A few bees, brave as their fellows that dared the dead lion of old Samson's time, went trumpeting along the neighboring fields, a feeble charge against the living lion of the North. Walking along the grand old aisles upon whose floor last summer's dead were lying, let us recall the time before the first snow fell, and the relenting year looked back and smiled, so sad and sweet a smile, even as our dead who stand sometimes upon the holy threshold of a dream; when the last breath of those dead leaves went heavenward like a prayer, and Indian Summer charmed the drowsy earth and golden air. But there is no dying now. The graves are opened! Lo, the violet comes; the lady-slippers dance upon the air while wild Sweet Williams stand admiring by.

Grand sermons preached they all, of faith and hope and beauty yet to be, and as you turned away, there in the field a passage from the Sermon on the Mount, wrapped in green silk, was lying, and what was it but, "Behold the lilies of the field, how they grow, they toil not, neither do they spin, and yet Solomon in all his glory was not arrayed like one of these."

So with fragments of sermons and snatches of songs strewn along the way, you leave the temple of the Lord and bear away with you some of the preachers and some of the singers and some of the beauties of the great congregation in that mighty minster. You dismantle a fallen tree of one of Nature's studies, a broad green mat of moss, a piece of velvet from the very loom that wove the glory of morning, and bear it home for Sunday Reading. Perusing it awhile, you wonder you could ever have set foot on such a dainty piece of work, for there, written in God's "fine hand," are maple groves and close-fed pastures for some tiny herd; and little pines like filaments of feathers; and emerald hills full-crowned with woods; and in small valleys, like dimples in a baby's cheek, a mimic lily, as starlight in a tear; the least of Alps with sand-grain cliffs; spears for atomies, tipped with a drop of red; trees a full round inch in height, touched at the top with something like a sunset; a clover-field broad as a linnet's wing, and tufts of shrubs that might hide a hunted gnat from some small sportsman in those mimic fields; a landscape done in little; a picture Nature painted on Holidays and Sundays, and so hid death that, in some fallen tree, lay like a Titan all abroad.

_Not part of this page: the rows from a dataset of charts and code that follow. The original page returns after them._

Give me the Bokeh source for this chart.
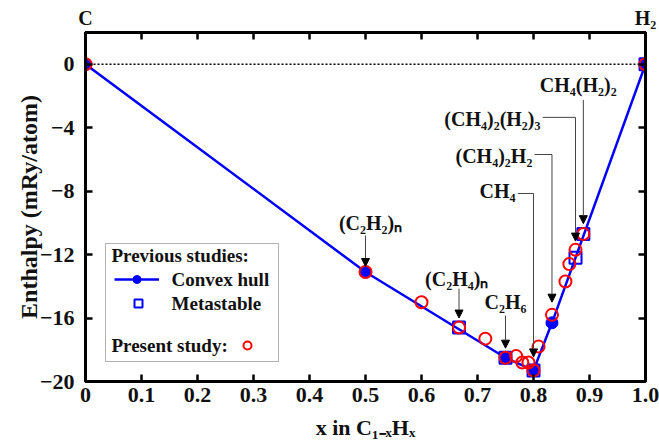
from bokeh.plotting import figure
from bokeh.models import (Span, Label, Arrow, NormalHead, BoxAnnotation, Legend,
                          LegendItem, LinearAxis, FixedTicker, Range1d)
from bokeh.core.properties import value
from bokeh.embed import file_html
from bokeh.resources import INLINE

# ---------------- data ----------------
hull_x = [0.0, 0.5, 0.75, 0.8, 0.833, 1.0]
hull_y = [0.0, -13.1, -18.5, -19.3, -16.3, 0.0]

meta_x = [0.667, 0.75, 0.8, 0.875, 0.889, 1.0]
meta_y = [-16.6, -18.5, -19.3, -12.2, -10.7, 0.0]

present_x = [0.0, 0.5, 0.6, 0.667, 0.714, 0.75, 0.769, 0.78, 0.791, 0.8,
             0.809, 0.833, 0.857, 0.864, 0.875, 0.889, 1.0]
present_y = [0.0, -13.1, -15.0, -16.6, -17.3, -18.5, -18.4, -18.8, -18.8, -19.3,
             -17.8, -15.8, -13.7, -12.6, -11.7, -10.7, 0.0]

compounds = ["(C\u2082H\u2082)\u2099", "(C\u2082H\u2084)\u2099", "C\u2082H\u2086", "CH\u2084",
             "(CH\u2084)\u2082H\u2082", "(CH\u2084)\u2082(H\u2082)\u2083", "CH\u2084(H\u2082)\u2082"]
compound_x = [0.5, 0.667, 0.75, 0.8, 0.833, 0.875, 0.889]

end_members_x = [0.0, 1.0]
end_members = ["C", "H\u2082"]

legend_texts = ["Previous studies:", "Convex hull", "Metastable", "Present study:"]

x_ticks = [0.0, 0.1, 0.2, 0.3, 0.4, 0.5, 0.6, 0.7, 0.8, 0.9, 1.0]
x_tick_labels = ["0", "0.1", "0.2", "0.3", "0.4", "0.5", "0.6", "0.7", "0.8", "0.9", "1.0"]
y_ticks = [0, -4, -8, -12, -16, -20]

# ---------------- figure ----------------
FONT = "Liberation Serif"
TXT = "#111111"
BLUE = "#0000ff"
RED = "#ff0000"

p = figure(width=659, height=443, x_range=Range1d(0, 1), y_range=Range1d(-20, 2),
           output_backend="svg", toolbar_location=None,
           min_border_left=85, min_border_right=14, min_border_top=32, min_border_bottom=62)
p.grid.visible = False
p.outline_line_color = "black"
p.outline_line_width = 3
p.background_fill_color = "white"
p.border_fill_color = "white"


def style_axis(ax, show_labels):
    ax.axis_line_width = 3
    ax.axis_line_color = "black"
    ax.major_tick_in = 7
    ax.major_tick_out = 0
    ax.major_tick_line_width = 2.5
    ax.major_tick_line_color = "black"
    ax.minor_tick_line_color = None
    if show_labels:
        ax.major_label_text_font = FONT
        ax.major_label_text_font_style = "bold"
        ax.major_label_text_font_size = "22px"
        ax.major_label_text_color = TXT
    else:
        ax.major_label_text_font_size = "0px"
        ax.major_label_text_color = None
        ax.major_label_standoff = 0


xa = p.xaxis[0]
xa.ticker = FixedTicker(ticks=x_ticks)
xa.major_label_overrides = {t: l for t, l in zip(x_ticks, x_tick_labels)}
style_axis(xa, True)
xa.major_label_standoff = 6
xa.axis_label = "x in C\u2081\u208b\u2093H\u2093"
xa.axis_label_text_font = FONT
xa.axis_label_text_font_style = "bold"
xa.axis_label_text_font_size = "22px"
xa.axis_label_text_color = TXT
xa.axis_label_standoff = 10

ya = p.yaxis[0]
ya.ticker = FixedTicker(ticks=y_ticks)
style_axis(ya, True)
ya.major_label_standoff = 11
ya.axis_label = "Enthalpy (mRy/atom)"
ya.axis_label_text_font = FONT
ya.axis_label_text_font_style = "bold"
ya.axis_label_text_font_size = "24px"
ya.axis_label_text_color = TXT
ya.axis_label_standoff = -5

top = LinearAxis(ticker=FixedTicker(ticks=x_ticks))
style_axis(top, False)
p.add_layout(top, "above")

# end-member names above the frame
top_names = LinearAxis(ticker=FixedTicker(ticks=end_members_x),
                       major_label_overrides={t: n for t, n in zip(end_members_x, end_members)})
top_names.axis_line_color = None
top_names.major_tick_line_color = None
top_names.minor_tick_line_color = None
top_names.major_tick_in = 0
top_names.major_tick_out = 0
top_names.major_label_standoff = 4
top_names.major_label_text_font = FONT
top_names.major_label_text_font_style = "bold"
top_names.major_label_text_font_size = "20px"
top_names.major_label_text_color = TXT
p.add_layout(top_names, "above")

right = LinearAxis(ticker=FixedTicker(ticks=y_ticks))
style_axis(right, False)
p.add_layout(right, "right")

# dotted zero line
p.add_layout(Span(location=0, dimension="width", line_color="black", line_width=1.5,
                  line_dash="2 2", level="underlay"))

# glyphs
hull_line = p.line(hull_x, hull_y, line_color=BLUE, line_width=2.5)
meta_r = p.scatter(meta_x, meta_y, marker="square", size=12, fill_color=None,
                   line_color=BLUE, line_width=2)
hull_pts = p.scatter(hull_x, hull_y, marker="circle", size=12, fill_color=BLUE,
                     line_color=BLUE)
present_r = p.scatter(present_x, present_y, marker="circle", size=12, fill_color=None,
                      line_color=RED, line_width=2)

# ---------------- annotations ----------------
LEAD = "#444444"
# (label_x, label_y, align, elbow_y or None, arrow_top, arrow_bottom)
ann_layout = [
    (0.509, -10.0, "center", None, -10.8, -12.75),
    (0.663, -13.55, "center", None, -14.15, -16.0),
    (0.750, -15.0, "center", None, -15.85, -17.9),
    (0.768, -8.0, "right", -8.15, -8.15, -18.45),
    (0.798, -5.8, "right", -5.69, -5.69, -15.0),
    (0.8125, -3.45, "right", -3.35, -3.35, -11.15),
    (0.880, -1.3, "center", None, -2.25, -10.05),
]
for name, cx, (lx, ly, al, ey, at, ab) in zip(compounds, compound_x, ann_layout):
    p.add_layout(Label(x=lx, y=ly, text=name, text_align=al, text_baseline="middle",
                       text_font=FONT, text_font_style="bold", text_font_size="20px",
                       text_color=TXT))
    if ey is not None:
        p.add_layout(Arrow(x_start=lx + 0.004, y_start=ey, x_end=cx, y_end=ey, end=None,
                           line_color=LEAD, line_width=1))
    p.add_layout(Arrow(x_start=cx, y_start=at, x_end=cx, y_end=ab,
                       end=NormalHead(size=8, fill_color="black", line_color="black"),
                       line_color=LEAD, line_width=1))

# ---------------- legend (box, texts, sample glyphs) ----------------
p.add_layout(BoxAnnotation(left=0.0357, right=0.3446, top=-11.3, bottom=-18.74,
                           fill_color="white", fill_alpha=1, line_color="black",
                           line_width=1, level="annotation"))

# text positions (x, y) in data units
legend_text_pos = [(0.0464, -12.06), (0.1536, -13.6), (0.1536, -15.1), (0.0464, -17.73)]
for txt, (tx, ty) in zip(legend_texts, legend_text_pos):
    p.add_layout(Label(x=tx, y=ty, text=txt, text_align="left", text_baseline="middle",
                       text_font=FONT, text_font_style="bold", text_font_size="19px",
                       text_color=TXT))


def glyph_legend(renderers, loc, gw):
    lg = Legend(items=[LegendItem(label=value(""), renderers=renderers)],
                location=loc, padding=0, margin=0, glyph_width=gw, glyph_height=20,
                label_standoff=0, border_line_color=None, background_fill_alpha=0)
    lg.label_text_font = FONT
    lg.label_text_font_size = "19px"
    p.add_layout(lg)


glyph_legend([hull_line, hull_pts], (29, 92), 45)
glyph_legend([meta_r], (43, 68), 20)
glyph_legend([present_r], (152, 26), 20)

open("out.html", "w").write(file_html(p, INLINE))
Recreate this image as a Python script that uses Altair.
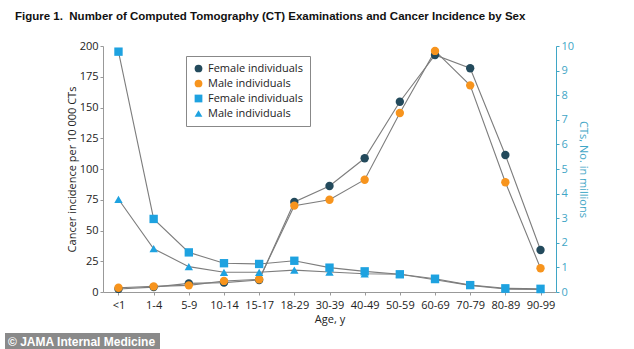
import altair as alt
import pandas as pd

ages = ["<1", "1-4", "5-9", "10-14", "15-17", "18-29", "30-39", "40-49",
        "50-59", "60-69", "70-79", "80-89", "90-99"]
female_incidence = [2.5, 4.0, 7.0, 7.6, 9.8, 73.2, 86.2, 108.7, 154.7, 192.7, 181.9, 111.4, 34.1]
male_incidence = [3.5, 4.6, 5.4, 9.0, 10.3, 70.2, 75.0, 91.3, 145.5, 196.0, 168.0, 89.2, 19.3]
female_cts = [9.77, 2.97, 1.61, 1.17, 1.14, 1.27, 0.99, 0.84, 0.72, 0.54, 0.28, 0.15, 0.13]
male_cts = [3.77, 1.76, 1.03, 0.80, 0.80, 0.89, 0.81, 0.74, 0.72, 0.50, 0.27, 0.12, 0.10]

keys = ["Female incidence", "Male incidence", "Female CTs", "Male CTs"]
labels = ["Female individuals", "Male individuals", "Female individuals", "Male individuals"]
colors = ["#234a5c", "#f7941d", "#1ea2e0", "#1ea2e0"]
shapes = ["circle", "circle", "square", "triangle-up"]

inc = pd.DataFrame(
    [{"age": a, "series": keys[0], "value": v} for a, v in zip(ages, female_incidence)]
    + [{"age": a, "series": keys[1], "value": v} for a, v in zip(ages, male_incidence)]
)
cts = pd.DataFrame(
    [{"age": a, "series": keys[2], "value": v} for a, v in zip(ages, female_cts)]
    + [{"age": a, "series": keys[3], "value": v} for a, v in zip(ages, male_cts)]
)

FONT = "Open Sans"
AX = "#3fa6c6"

x_enc = alt.X("age:N", sort=ages, scale=alt.Scale(type="point", padding=0.44),
              axis=alt.Axis(title="Age, y", labelAngle=0, domainColor="#999", tickColor="#999",
                            tickSize=3, labelColor="#222", labelFontSize=11, titleFontSize=11,
                            titleFontWeight="normal", titleColor="#222", labelPadding=4,
                            titlePadding=3, labelFont=FONT, titleFont=FONT))

lab_expr = ("datum.value == 'Female incidence' || datum.value == 'Female CTs' ? "
            "'Female individuals' : 'Male individuals'")
legend = alt.Legend(title=None, orient="none", legendX=83, legendY=10, strokeColor="#888",
                    padding=7, labelFontSize=11, labelFont=FONT, labelColor="#222",
                    symbolSize=60, rowPadding=3, labelExpr=lab_expr, fillColor="white")
color_enc = alt.Color("series:N", scale=alt.Scale(domain=keys, range=colors), legend=legend)
shape_enc = alt.Shape("series:N", scale=alt.Scale(domain=keys, range=shapes), legend=legend)

y_left_scale = alt.Scale(domain=[0, 200])
y_right_scale = alt.Scale(domain=[0, 10])

left_axis = alt.Axis(title="Cancer incidence per 10 000 CTs", orient="left", values=list(range(0, 201, 25)),
                     grid=False, domainColor="#999", tickColor="#999", tickSize=3, labelColor="#222",
                     labelFontSize=11, titleFontSize=11, titleFontWeight="normal", titleColor="#222",
                     labelPadding=2, titlePadding=2, labelFont=FONT, titleFont=FONT)
right_axis = alt.Axis(title="CTs, No. in millions", orient="right", values=list(range(0, 11)),
                      grid=False, domainColor=AX, tickColor=AX, tickSize=3, labelColor=AX,
                      labelFontSize=11, titleFontSize=11, titleFontWeight="normal", titleColor=AX,
                      labelPadding=2, titlePadding=4, labelFont=FONT, titleFont=FONT)

lines_left = alt.Chart(inc).mark_line(color="#7d7d7d", strokeWidth=1.1).encode(
    x=x_enc, y=alt.Y("value:Q", scale=y_left_scale, axis=left_axis), detail="series:N")
lines_right = alt.Chart(cts).mark_line(color="#7d7d7d", strokeWidth=1.1).encode(
    x=x_enc, y=alt.Y("value:Q", scale=y_right_scale, axis=right_axis), detail="series:N")
pts_left = alt.Chart(inc).mark_point(filled=True, opacity=1, size=70).encode(
    x=x_enc, y=alt.Y("value:Q", scale=y_left_scale, axis=None), color=color_enc, shape=shape_enc)
pts_right = alt.Chart(cts).mark_point(filled=True, opacity=1, size=70).encode(
    x=x_enc, y=alt.Y("value:Q", scale=y_right_scale, axis=None), color=color_enc, shape=shape_enc)

wm_box = alt.Chart(pd.DataFrame({"t": ["© JAMA Internal Medicine"]})).mark_rect(
    color="#8a8a8a", clip=False).encode(
    x=alt.value(-98), x2=alt.value(57), y=alt.value(287), y2=alt.value(303))
wm_text = alt.Chart(pd.DataFrame({"t": ["© JAMA Internal Medicine"]})).mark_text(
    color="white", fontWeight="bold", fontSize=12, font="Liberation Sans", align="left",
    baseline="middle", clip=False).encode(
    x=alt.value(-95), y=alt.value(295.5), text="t:N")

chart = alt.layer(lines_left, lines_right, pts_left, pts_right, wm_box, wm_text).resolve_scale(
    y="independent"
).properties(
    width=453, height=246,
    padding={"left": 103, "top": 46, "right": 78, "bottom": 57},
    autosize=alt.AutoSizeParams(type="none"),
    title=alt.TitleParams(
        "Figure 1.\u00a0\u00a0Number of Computed Tomography (CT) Examinations and Cancer Incidence by Sex",
        anchor="start", frame="group", dx=-88, dy=-14, fontSize=11.5, fontWeight="bold",
        font="Liberation Sans", color="#111"),
    background="white",
).configure_view(stroke=None)

chart.save("out.html", embed_options={"renderer": "svg", "actions": False})
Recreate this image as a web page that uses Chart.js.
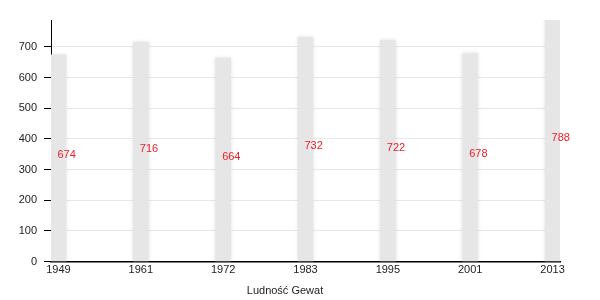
<!DOCTYPE html>
<html>
<head>
<meta charset="utf-8">
<script src="https://cdn.jsdelivr.net/npm/chart.js@4"></script>
<style>
  html, body { margin: 0; padding: 0; background: #fff; }
  #wrap { width: 600px; height: 300px; }
</style>
</head>
<body>
<div id="wrap"><canvas id="wykres"></canvas></div>
<script>
var lata = ["1949", "1961", "1972", "1983", "1995", "2001", "2013"];
var ludnosc = [674, 716, 664, 732, 722, 678, 788];
var podzialkaY = [0, 100, 200, 300, 400, 500, 600, 700];
var tytul = "Ludność Gewat";

Chart.defaults.font.family = "'Liberation Sans', Arial, sans-serif";
Chart.defaults.font.size = 11;

// cien pod slupkami
var cien = {
	id: 'cien',
	beforeDatasetsDraw: function(chart) {
		var ctx = chart.ctx;
		ctx.save();
		ctx.shadowColor = 'rgba(0,0,0,0.12)';
		ctx.shadowBlur = 4;
	},
	afterDatasetsDraw: function(chart) {
		chart.ctx.restore();
	}
};

// liczby na slupkach
var etykiety = {
	id: 'etykiety',
	afterDatasetsDraw: function(chart) {
		var ctx = chart.ctx;
		var meta = chart.getDatasetMeta(0);
		ctx.save();
		ctx.fillStyle = '#ee1c25';
		ctx.font = "11px 'Liberation Sans', Arial, sans-serif";
		ctx.textAlign = 'left';
		ctx.textBaseline = 'alphabetic';
		meta.data.forEach(function(bar, i) {
			ctx.fillText(String(ludnosc[i]), bar.x - 1, (bar.y + bar.base) / 2);
		});
		ctx.restore();
	}
};

var ctx = document.getElementById("wykres");
var dane = {
	datasets: [{
		data: ludnosc.map(function(v, i) { return { x: i, y: v }; }),
		backgroundColor: '#e6e6e6',
		borderWidth: 0,
		barThickness: 15
	}]
};

new Chart(ctx, {
	type: 'bar',
	data: dane,
	options: {
		responsive: true,
		maintainAspectRatio: false,
		animation: false,
		layout: { padding: { left: 0, right: 30, top: 20, bottom: 2 } },
		plugins: {
			legend: { display: false },
			tooltip: { enabled: false },
			title: {
				display: true,
				text: tytul,
				position: 'bottom',
				color: '#222',
				font: { size: 11, weight: 'normal' },
				padding: { top: 6, bottom: 0 }
			}
		},
		scales: {
			x: {
				type: 'linear',
				offset: false,
				min: -0.09,
				max: lata.length - 1 + 0.09,
				afterBuildTicks: function(scale) {
					scale.ticks = lata.map(function(l, i) { return { value: i }; });
				},
				ticks: {
					color: '#222',
					padding: 2,
					maxRotation: 0,
					autoSkip: false,
					callback: function(v) { return lata[v]; }
				},
				grid: { display: false, drawTicks: false },
				border: { display: true, color: '#000', width: 1.5 }
			},
			y: {
				min: 0,
				max: 788,
				afterBuildTicks: function(scale) {
					scale.ticks = podzialkaY.map(function(v) { return { value: v }; });
				},
				afterFit: function(scale) { scale.width = 51; },
				ticks: { color: '#222', padding: 7 },
				grid: { color: '#e8e8e8', tickColor: '#000', tickLength: 7 },
				border: { display: true, color: '#000', width: 1 }
			},
			prawa: {
				position: 'right',
				display: true,
				afterFit: function(scale) { scale.width = 10; },
				ticks: { display: false },
				grid: { display: false, drawTicks: false },
				border: { display: false }
			}
		}
	},
	plugins: [cien, etykiety]
});
</script>
</body>
</html>
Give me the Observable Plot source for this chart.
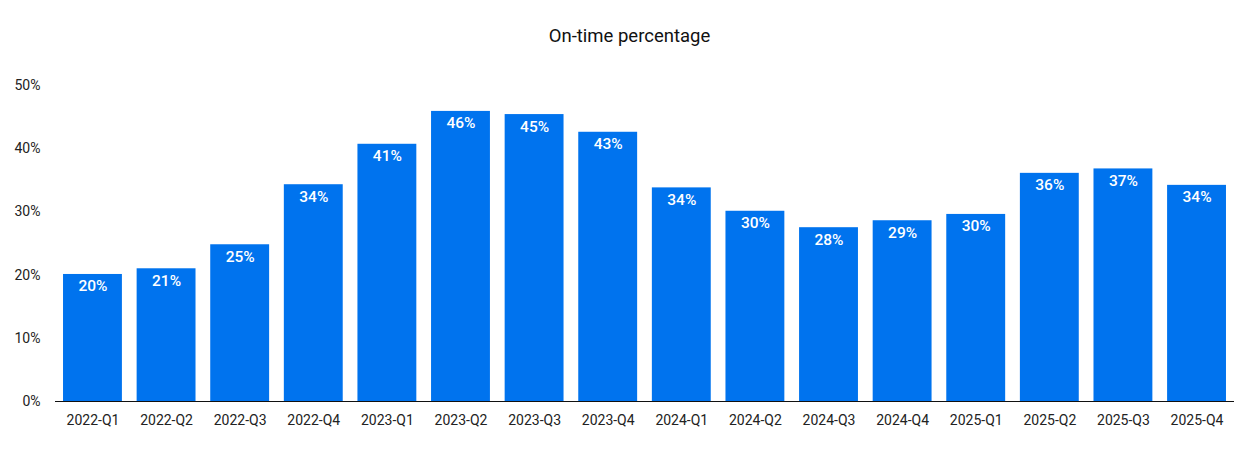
<!DOCTYPE html>
<html>
<head>
<meta charset="utf-8">
<script src="https://cdn.jsdelivr.net/npm/d3@7"></script>
<script src="https://cdn.jsdelivr.net/npm/@observablehq/plot@0.6"></script>
<style>
  body { margin: 0; background: #fff; font-family: Roboto, "Noto Sans", sans-serif; }
  #title { height: 60px; box-sizing: border-box; padding-top: 25px; padding-left: 19px; text-align: center; font-size: 18.5px; color: #111; line-height: 22px; }
</style>
</head>
<body>
<div id="title">On-time percentage</div>
<div id="chart"></div>
<script>
const quarters = ["2022-Q1","2022-Q2","2022-Q3","2022-Q4","2023-Q1","2023-Q2","2023-Q3","2023-Q4","2024-Q1","2024-Q2","2024-Q3","2024-Q4","2025-Q1","2025-Q2","2025-Q3","2025-Q4"];
const onTime = [20.1, 21.0, 24.8, 34.3, 40.7, 45.9, 45.4, 42.6, 33.8, 30.1, 27.5, 28.6, 29.6, 36.1, 36.8, 34.2];
const yTicks = [0, 10, 20, 30, 40, 50];

const data = quarters.map((q, i) => ({quarter: q, value: onTime[i]}));

const chart = Plot.plot({
  width: 1240,
  height: 396,
  marginTop: 25,
  marginBottom: 55,
  marginLeft: 55,
  marginRight: 6,
  style: {fontFamily: "Roboto, 'Noto Sans', sans-serif", fontSize: "14px", color: "#222"},
  x: {domain: quarters, paddingInner: 0.2, paddingOuter: 0.109, round: false, label: null},
  y: {domain: [0, 50], label: null},
  marks: [
    Plot.barY(data, {x: "quarter", y: "value", fill: "#0073EE"}),
    Plot.text(data, {x: "quarter", y: "value", text: d => Math.round(d.value) + "%", dy: 12, fill: "white", fontWeight: 500, fontSize: 15.5}),
    Plot.ruleY([0], {stroke: "#111", strokeWidth: 1}),
    Plot.axisY(yTicks, {tickSize: 0, tickPadding: 0, dx: -15, tickFormat: d => d + "%", label: null, fontSize: 14}),
    Plot.axisX({tickSize: 0, tickPadding: 14, label: null, fontSize: 14})
  ]
});
document.getElementById("chart").appendChild(chart);
</script>
</body>
</html>
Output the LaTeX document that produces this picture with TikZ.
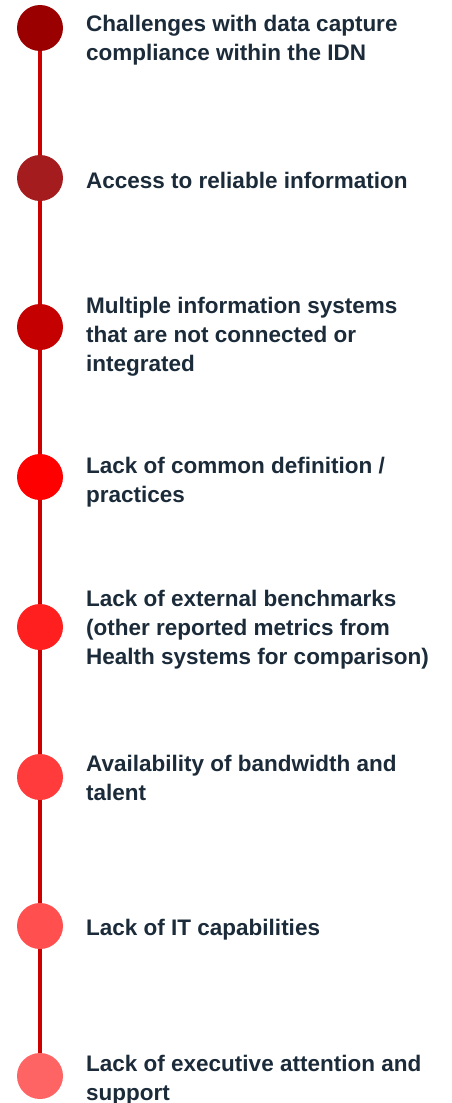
\documentclass[tikz,border=0pt]{standalone}
\usepackage{fontspec}
\setmainfont{Liberation Sans}
\usepackage{xcolor}
\usetikzlibrary{positioning}
\definecolor{spine}{HTML}{CC0000}
\definecolor{ink}{HTML}{1C2B39}
\definecolor{shade1}{HTML}{9B0000}
\definecolor{shade2}{HTML}{A51C1F}
\definecolor{shade3}{HTML}{C40000}
\definecolor{shade4}{HTML}{FF0000}
\definecolor{shade5}{HTML}{FF1F1F}
\definecolor{shade6}{HTML}{FF3B3B}
\definecolor{shade7}{HTML}{FF4F4F}
\definecolor{shade8}{HTML}{FF6464}

\begin{document}
\begin{tikzpicture}[x=1pt, y=-1pt,
    dot/.style={circle, minimum size=46pt, inner sep=0pt},
    link/.style={draw=spine, line width=4.5pt},
    item/.style={anchor=north west, inner sep=0pt, align=left, text=ink,
                 font=\bfseries\fontsize{22.5}{29}\selectfont}]
  \useasboundingbox (0,0) rectangle (451,1103);

  % --- Markers ---
  \foreach \i/\y/\col in {1/28/shade1, 2/178/shade2, 3/327/shade3, 4/477/shade4,
                          5/627/shade5, 6/777/shade6, 7/926/shade7, 8/1076/shade8} {
    \node[dot, fill=\col] (c\i) at (40,\y) {};
  }

  % --- Spine between markers ---
  \foreach \i [evaluate=\i as \j using int(\i+1)] in {1,...,7} {
    \draw[link] (c\i) -- (c\j);
  }

  % --- Labels ---
  \node[item] (t1) at (86,14.7)   {Challenges with data capture\\compliance within the IDN};
  \node[item] (t2) at (86,171.7)  {Access to reliable information};
  \node[item] (t3) at (86,296.7)  {Multiple information systems\\that are not connected or\\integrated};
  \node[item] (t4) at (86,456.7)  {Lack of common definition /\\practices};
  \node[item] (t5) at (86,589.7)  {Lack of external benchmarks\\(other reported metrics from\\Health systems for comparison)};
  \node[item] (t6) at (86,755.4)  {Availability of bandwidth and\\talent};
  \node[item] (t7) at (86,918.7)  {Lack of IT capabilities};
  \node[item] (t8) at (86,1055.4) {Lack of executive attention and\\support};
\end{tikzpicture}
\end{document}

And this bright landscape fair as Eden land, unrolled upon a dinner plate, was served up for Love-of-Beauty's feast, where Fancy sat as guest, and Hope stood by. How earnest Nature is in all she does; how finished, all her work from moss to mountain. The tint on girlhood's lip is well laid on, indeed, but with no greater care than set these rubies in the green fields of Moss-land.

And so that plate of moss "reads like a book." A month ago those pines were not; nay, the small mountain where they grow was not embossed upon the velvet, and here you look upon the programme of what Earth shall be—the finished miracle of Spring; what Earth shall be, despite complaint and evil prophecy.

Take Nature at her word, even as the birds that trust her, and so toil and sing though snows have drifted to the heart of May. Look not abroad for token that the end is near. No telescope shall ever bring to view time's brown October. But when the birds forget to build their summer homes and bless the woods, and roses lose their flush and fragrance; when on just such another scroll of mossy landscape as you are reading now, no promises are made, then know that earnest Nature has wearied of her work and seeks a Holiday at last.